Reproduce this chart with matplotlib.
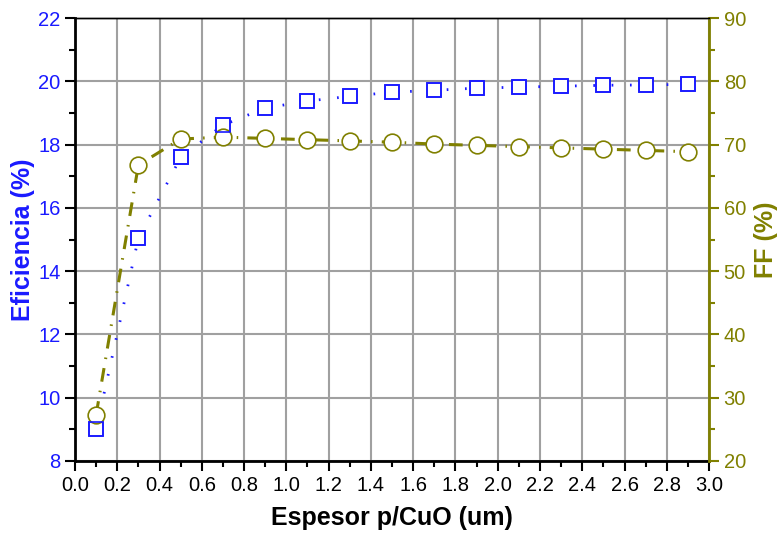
import numpy as np
import matplotlib.pyplot as plt
from matplotlib.ticker import MultipleLocator

plt.rcParams['font.family'] = ['Liberation Sans', 'DejaVu Sans']

# espesor de la capa p/CuO (um)
espesor = [0.1, 0.3, 0.5, 0.7, 0.9, 1.1, 1.3, 1.5, 1.7, 1.9, 2.1, 2.3, 2.5, 2.7, 2.9]
eficiencia = [9.0, 15.05, 17.6, 18.62, 19.16, 19.38, 19.53, 19.66, 19.72, 19.79,
              19.82, 19.85, 19.88, 19.89, 19.91]
ff = [27.3, 66.8, 70.9, 71.2, 71.0, 70.8, 70.6, 70.4, 70.1, 69.9,
      69.7, 69.5, 69.3, 69.1, 68.9]

BLUE = '#1a1aff'
OLIVE = '#808000'

fig = plt.figure(figsize=(7.78, 5.36), dpi=100)
ax = fig.add_axes([0.0964, 0.140, 0.815, 0.826])
ax2 = ax.twinx()

# eficiencia: linea punteada, cuadros con fondo blanco para cortar la linea
ax.plot(espesor, eficiencia, linestyle=(0, (0.6, 6)), color=BLUE, lw=2,
        marker='s', ms=10, mfc='white', mec=BLUE, mew=1.2, zorder=3)
# FF: linea de trazos, circulos con fondo blanco
ax2.plot(espesor, ff, linestyle=(0, (4.5, 3, 0.5, 3)), color=OLIVE, lw=2.2,
         marker='o', ms=12, mfc='white', mec=OLIVE, mew=1.2, zorder=3)
# bordes de los cuadros otra vez, encima de los circulos
ax2.plot(espesor, eficiencia, linestyle='none', transform=ax.transData,
         marker='s', ms=10, mfc='none', mec=BLUE, mew=1.2, zorder=4)

ax.set_xlim(0, 3.0)
ax.set_ylim(8, 22)
ax2.set_ylim(20, 90)

ax.xaxis.set_minor_locator(MultipleLocator(0.1))
ax.yaxis.set_major_locator(MultipleLocator(2))
ax.yaxis.set_minor_locator(MultipleLocator(1))
ax2.yaxis.set_major_locator(MultipleLocator(10))
ax2.yaxis.set_minor_locator(MultipleLocator(5))
xt = np.round(np.arange(0, 3.01, 0.2), 1)
ax.set_xticks(xt)
ax.set_xticklabels([f'{v:.1f}' for v in xt])

ax.grid(True, which='major', color='#a0a0a0', lw=1.5)
ax.set_axisbelow(True)

ax.tick_params(axis='x', which='major', direction='out', length=7, width=1.5,
               labelsize=14.5, colors='black')
ax.tick_params(axis='x', which='minor', direction='out', length=4, width=1.5)
ax.tick_params(axis='y', which='major', direction='out', length=7, width=1.5,
               labelsize=14.5, labelcolor=BLUE, color='black')
ax.tick_params(axis='y', which='minor', direction='out', length=4, width=1.5)
ax2.tick_params(axis='y', which='major', direction='out', length=7, width=1.5,
                labelsize=14.5, labelcolor=OLIVE, color=OLIVE)
ax2.tick_params(axis='y', which='minor', direction='out', length=4, width=1.5,
                color=OLIVE)

for side in ['left', 'bottom']:
    ax.spines[side].set_linewidth(2)
ax.spines['top'].set_linewidth(1)
ax2.spines['right'].set_color(OLIVE)
ax2.spines['right'].set_linewidth(2)
ax2.spines['left'].set_visible(False)
ax2.spines['top'].set_linewidth(1)
ax2.spines['bottom'].set_visible(False)

ax.set_xlabel('Espesor p/CuO (um)', fontsize=18, fontweight='bold', labelpad=8)
ax.set_ylabel('Eficiencia (%)', fontsize=18, fontweight='bold', color=BLUE,
              labelpad=2)
ax2.set_ylabel('FF (%)', fontsize=18, fontweight='bold', color=OLIVE, labelpad=6)

fig.savefig('out.png', dpi=100)
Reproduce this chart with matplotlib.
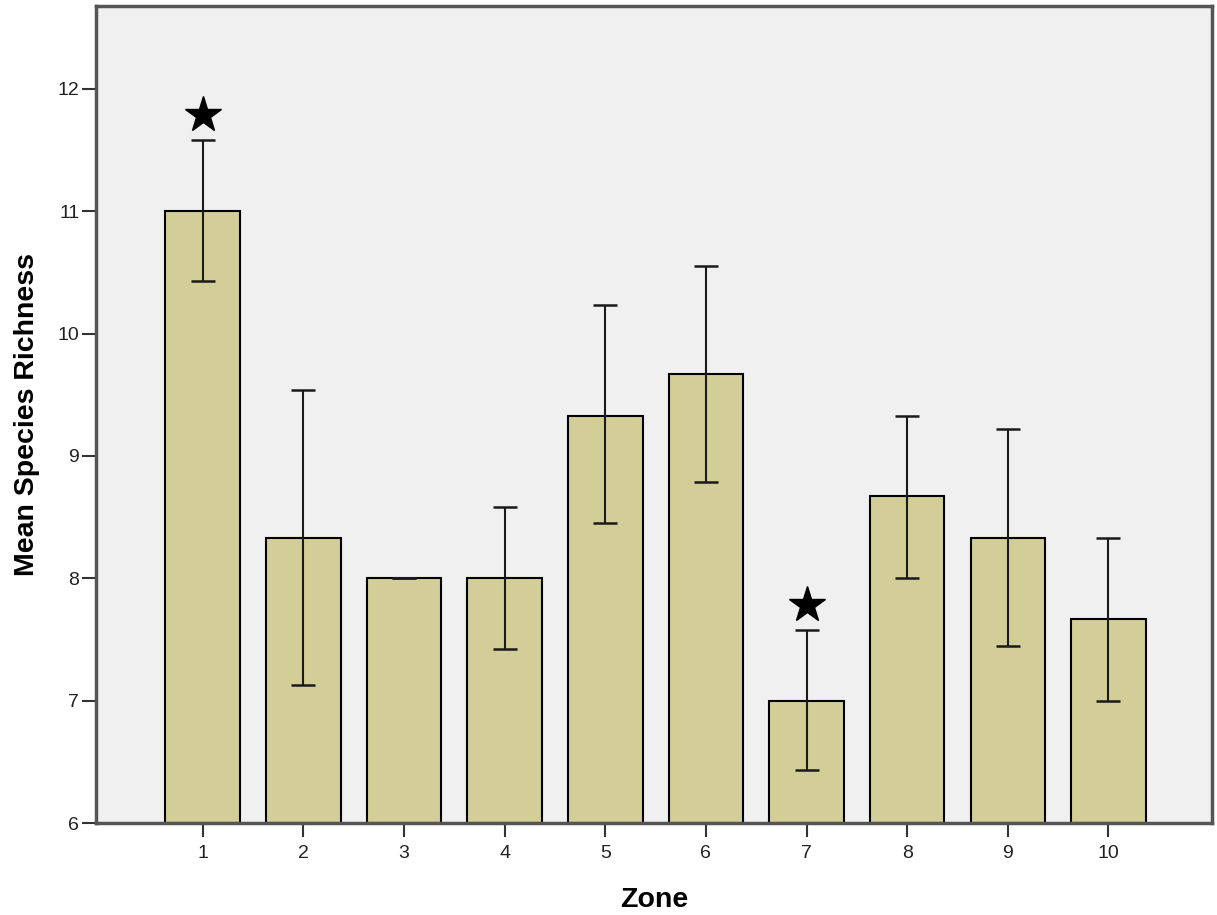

━━━━━━━━━━━━━━━━━━━━━━━━━━━━━━

● **CHALLENGE**
Pull out each line of the listing that holds the string "matplotlib".

● **PROBLEM SOLUTION**
Reproduce this chart with matplotlib.
import matplotlib.pyplot as plt
from matplotlib.ticker import MultipleLocator
Reproduce this chart with matplotlib.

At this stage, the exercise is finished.